Ich kenne das ja längst von Werken dieses Kalibers, das war immerhin die vierte Bruckner-Konzerterfahrung (Welser-Möst dirigierte letzten November eine sehr tolle Aufführung der Achten, d.h. es „fehlen“ im Konzert noch Nr. 5 und Nr. 6, auf Aufführungen von Nr. 1-3 bin ich nicht gerade erpicht, ich finde auch Nr. 4 weiterhin, Konzerterlebnis mit Haitink hin oder her, nicht wahnsinnig toll) – und etwas Wagner gab es letzte Saison ja auch (einen Besuch der Wiederaufnahme des „Tannhäuser“ in der gerade beginnenden Saison habe ich nicht vor). Aber egal, es war ein eindrücklicher Abend, der stärker als Pires/Bruckner 4, ähnlich wie Schiff/Bruckner 9, auch an der Grenze zur Überforderung der Aufnahmekapazität vorbeischrammte – aber so scheint Haitink es zu mögen und andere Konzerte sind mir manchmal auch etwas zu kurz, ich will also nicht klagen (in dem Fall war es aber sinnvoll, wie Welser-Möst es mit Bruckner 8 tat, nur ein einziges Werk zu spielen – was überdies Zinman mit Mahler 6 und Rattle mit Mahler 9 auch so hielten).

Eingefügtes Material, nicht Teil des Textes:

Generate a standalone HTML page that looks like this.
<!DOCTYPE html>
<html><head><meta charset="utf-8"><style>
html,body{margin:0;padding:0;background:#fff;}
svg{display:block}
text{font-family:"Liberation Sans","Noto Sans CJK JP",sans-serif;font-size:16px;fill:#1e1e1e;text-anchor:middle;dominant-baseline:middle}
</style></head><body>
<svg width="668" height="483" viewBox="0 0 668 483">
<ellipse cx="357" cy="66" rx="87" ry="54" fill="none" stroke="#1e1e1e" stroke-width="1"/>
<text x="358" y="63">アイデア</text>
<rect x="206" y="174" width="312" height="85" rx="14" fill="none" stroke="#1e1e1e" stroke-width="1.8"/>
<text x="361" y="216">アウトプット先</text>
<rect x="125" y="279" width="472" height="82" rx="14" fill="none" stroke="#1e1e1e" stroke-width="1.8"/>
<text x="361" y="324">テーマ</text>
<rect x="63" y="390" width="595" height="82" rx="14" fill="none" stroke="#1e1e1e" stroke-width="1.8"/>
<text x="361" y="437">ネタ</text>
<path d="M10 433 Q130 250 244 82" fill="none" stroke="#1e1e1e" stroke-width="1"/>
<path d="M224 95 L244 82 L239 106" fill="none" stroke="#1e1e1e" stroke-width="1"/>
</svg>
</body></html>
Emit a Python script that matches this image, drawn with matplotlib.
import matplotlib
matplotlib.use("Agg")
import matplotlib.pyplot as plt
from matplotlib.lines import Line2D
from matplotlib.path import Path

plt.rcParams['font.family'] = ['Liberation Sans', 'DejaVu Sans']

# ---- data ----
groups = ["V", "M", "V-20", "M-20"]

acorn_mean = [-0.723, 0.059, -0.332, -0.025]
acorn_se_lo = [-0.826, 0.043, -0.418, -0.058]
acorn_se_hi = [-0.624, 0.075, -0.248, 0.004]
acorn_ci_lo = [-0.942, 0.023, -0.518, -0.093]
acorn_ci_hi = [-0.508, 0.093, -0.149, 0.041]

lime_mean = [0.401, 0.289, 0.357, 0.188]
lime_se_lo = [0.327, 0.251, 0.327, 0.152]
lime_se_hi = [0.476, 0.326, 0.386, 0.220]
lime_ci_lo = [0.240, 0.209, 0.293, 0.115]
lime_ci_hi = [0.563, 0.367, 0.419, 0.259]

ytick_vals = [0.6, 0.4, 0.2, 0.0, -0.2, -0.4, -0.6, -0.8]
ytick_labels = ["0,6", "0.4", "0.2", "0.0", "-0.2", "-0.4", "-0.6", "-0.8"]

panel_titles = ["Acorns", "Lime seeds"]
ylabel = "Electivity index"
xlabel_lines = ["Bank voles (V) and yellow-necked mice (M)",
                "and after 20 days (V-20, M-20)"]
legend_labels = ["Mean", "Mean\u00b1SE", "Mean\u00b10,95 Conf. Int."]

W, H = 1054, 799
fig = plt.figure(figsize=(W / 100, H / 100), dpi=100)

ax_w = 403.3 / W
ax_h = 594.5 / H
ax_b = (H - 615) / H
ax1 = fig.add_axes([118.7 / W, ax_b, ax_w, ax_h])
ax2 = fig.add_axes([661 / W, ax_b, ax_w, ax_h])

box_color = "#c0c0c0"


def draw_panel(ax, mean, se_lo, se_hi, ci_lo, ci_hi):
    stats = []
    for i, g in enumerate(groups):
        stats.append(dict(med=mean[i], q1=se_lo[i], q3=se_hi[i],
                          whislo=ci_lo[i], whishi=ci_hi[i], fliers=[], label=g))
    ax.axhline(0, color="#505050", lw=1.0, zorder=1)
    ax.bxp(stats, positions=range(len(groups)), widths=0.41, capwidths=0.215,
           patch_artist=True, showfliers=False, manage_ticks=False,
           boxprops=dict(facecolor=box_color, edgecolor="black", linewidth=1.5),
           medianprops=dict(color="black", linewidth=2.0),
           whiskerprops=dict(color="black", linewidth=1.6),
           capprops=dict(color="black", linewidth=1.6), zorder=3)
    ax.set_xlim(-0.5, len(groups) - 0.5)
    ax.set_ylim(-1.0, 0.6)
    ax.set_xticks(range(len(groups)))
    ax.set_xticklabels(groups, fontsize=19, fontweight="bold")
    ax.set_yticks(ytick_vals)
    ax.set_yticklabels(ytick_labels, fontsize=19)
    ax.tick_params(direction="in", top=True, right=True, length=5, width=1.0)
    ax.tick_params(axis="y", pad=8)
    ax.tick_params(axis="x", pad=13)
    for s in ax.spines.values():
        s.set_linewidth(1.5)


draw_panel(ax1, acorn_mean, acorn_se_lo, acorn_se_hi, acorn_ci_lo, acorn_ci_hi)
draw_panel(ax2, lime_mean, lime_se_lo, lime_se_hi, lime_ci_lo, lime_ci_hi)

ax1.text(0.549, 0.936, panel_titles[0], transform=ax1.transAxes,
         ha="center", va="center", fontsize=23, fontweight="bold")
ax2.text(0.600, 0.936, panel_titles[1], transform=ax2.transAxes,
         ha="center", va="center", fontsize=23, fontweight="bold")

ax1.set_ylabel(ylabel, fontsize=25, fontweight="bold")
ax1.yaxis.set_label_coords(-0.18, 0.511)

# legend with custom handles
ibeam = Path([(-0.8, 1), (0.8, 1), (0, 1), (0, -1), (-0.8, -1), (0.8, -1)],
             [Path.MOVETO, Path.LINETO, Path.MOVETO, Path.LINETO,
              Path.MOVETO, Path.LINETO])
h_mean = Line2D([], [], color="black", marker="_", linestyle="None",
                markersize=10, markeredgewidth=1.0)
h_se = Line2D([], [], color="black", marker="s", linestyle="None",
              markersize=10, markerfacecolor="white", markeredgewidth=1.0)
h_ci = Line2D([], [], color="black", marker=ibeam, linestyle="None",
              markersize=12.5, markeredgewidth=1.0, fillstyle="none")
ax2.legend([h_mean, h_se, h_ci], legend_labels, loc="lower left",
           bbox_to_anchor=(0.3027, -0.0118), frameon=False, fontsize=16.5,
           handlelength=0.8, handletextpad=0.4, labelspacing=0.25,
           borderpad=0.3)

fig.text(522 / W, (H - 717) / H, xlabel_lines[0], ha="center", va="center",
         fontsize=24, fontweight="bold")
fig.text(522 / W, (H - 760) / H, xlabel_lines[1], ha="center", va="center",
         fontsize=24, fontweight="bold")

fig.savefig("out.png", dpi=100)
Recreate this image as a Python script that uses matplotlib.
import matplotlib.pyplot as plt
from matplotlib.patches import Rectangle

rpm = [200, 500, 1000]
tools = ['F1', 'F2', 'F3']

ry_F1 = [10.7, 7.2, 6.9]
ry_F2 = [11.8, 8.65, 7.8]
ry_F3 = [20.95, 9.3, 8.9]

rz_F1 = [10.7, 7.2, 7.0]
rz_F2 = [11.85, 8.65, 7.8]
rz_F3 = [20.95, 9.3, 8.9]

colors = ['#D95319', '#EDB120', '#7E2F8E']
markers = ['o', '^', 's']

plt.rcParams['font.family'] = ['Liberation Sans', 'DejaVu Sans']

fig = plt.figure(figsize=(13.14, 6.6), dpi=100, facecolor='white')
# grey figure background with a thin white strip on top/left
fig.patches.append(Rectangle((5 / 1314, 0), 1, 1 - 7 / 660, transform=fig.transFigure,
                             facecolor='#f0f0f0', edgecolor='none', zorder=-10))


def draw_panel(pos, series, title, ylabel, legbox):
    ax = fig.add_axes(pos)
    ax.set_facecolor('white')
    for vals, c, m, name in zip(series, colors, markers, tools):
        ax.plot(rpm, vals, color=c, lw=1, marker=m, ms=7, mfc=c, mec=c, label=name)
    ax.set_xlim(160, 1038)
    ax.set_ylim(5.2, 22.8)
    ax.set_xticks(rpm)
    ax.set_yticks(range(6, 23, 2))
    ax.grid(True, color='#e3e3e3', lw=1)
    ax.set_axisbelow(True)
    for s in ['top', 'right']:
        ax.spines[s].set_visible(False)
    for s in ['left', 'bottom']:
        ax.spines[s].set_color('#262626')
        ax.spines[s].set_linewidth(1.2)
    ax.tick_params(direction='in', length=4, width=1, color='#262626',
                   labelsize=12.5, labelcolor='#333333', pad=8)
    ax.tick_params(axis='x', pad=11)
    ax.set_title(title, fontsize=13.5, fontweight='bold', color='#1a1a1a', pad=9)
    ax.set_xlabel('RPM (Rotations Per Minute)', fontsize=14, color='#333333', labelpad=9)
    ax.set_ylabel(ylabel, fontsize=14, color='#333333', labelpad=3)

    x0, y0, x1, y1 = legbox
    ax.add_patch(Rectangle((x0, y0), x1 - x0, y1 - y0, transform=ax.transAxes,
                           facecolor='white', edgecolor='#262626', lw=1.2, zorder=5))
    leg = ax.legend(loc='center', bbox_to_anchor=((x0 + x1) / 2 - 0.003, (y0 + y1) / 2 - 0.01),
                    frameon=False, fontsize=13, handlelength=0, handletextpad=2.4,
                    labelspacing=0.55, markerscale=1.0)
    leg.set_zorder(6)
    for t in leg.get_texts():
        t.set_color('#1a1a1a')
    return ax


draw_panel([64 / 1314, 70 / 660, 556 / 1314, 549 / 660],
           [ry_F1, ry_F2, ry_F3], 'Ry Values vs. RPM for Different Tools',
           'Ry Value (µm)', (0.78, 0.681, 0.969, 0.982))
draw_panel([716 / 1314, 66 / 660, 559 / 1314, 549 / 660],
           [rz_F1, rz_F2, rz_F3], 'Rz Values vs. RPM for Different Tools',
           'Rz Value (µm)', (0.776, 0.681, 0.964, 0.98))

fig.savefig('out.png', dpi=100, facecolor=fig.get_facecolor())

Ein Eindruck noch zum Schluss, auch wenn er vielleicht dämlich ist: mir kam die Musik Bruckners in ihrer Schroffheit und zugleich Reinheit recht deutlich wie Alpenmusik, Musik der Berge vor – es drängten sich Bilder auf von schroffen Klippen und Wasserfällen, von Auen und kleinen Seen mit diesem unglaublich klaren Wasser … klar ist das keine Programmusik, aber eben: die Bilder waren irgendwann einfach da, gerade auch in den Kontrasten zwischen den fast schon lüpfigen melodischen Momenten und dann diesen brutalen Einbrüchen, die mit gewaltiger Kraft über die sanfteren Passagen hineinbrechen, sie (und mich) überrollen.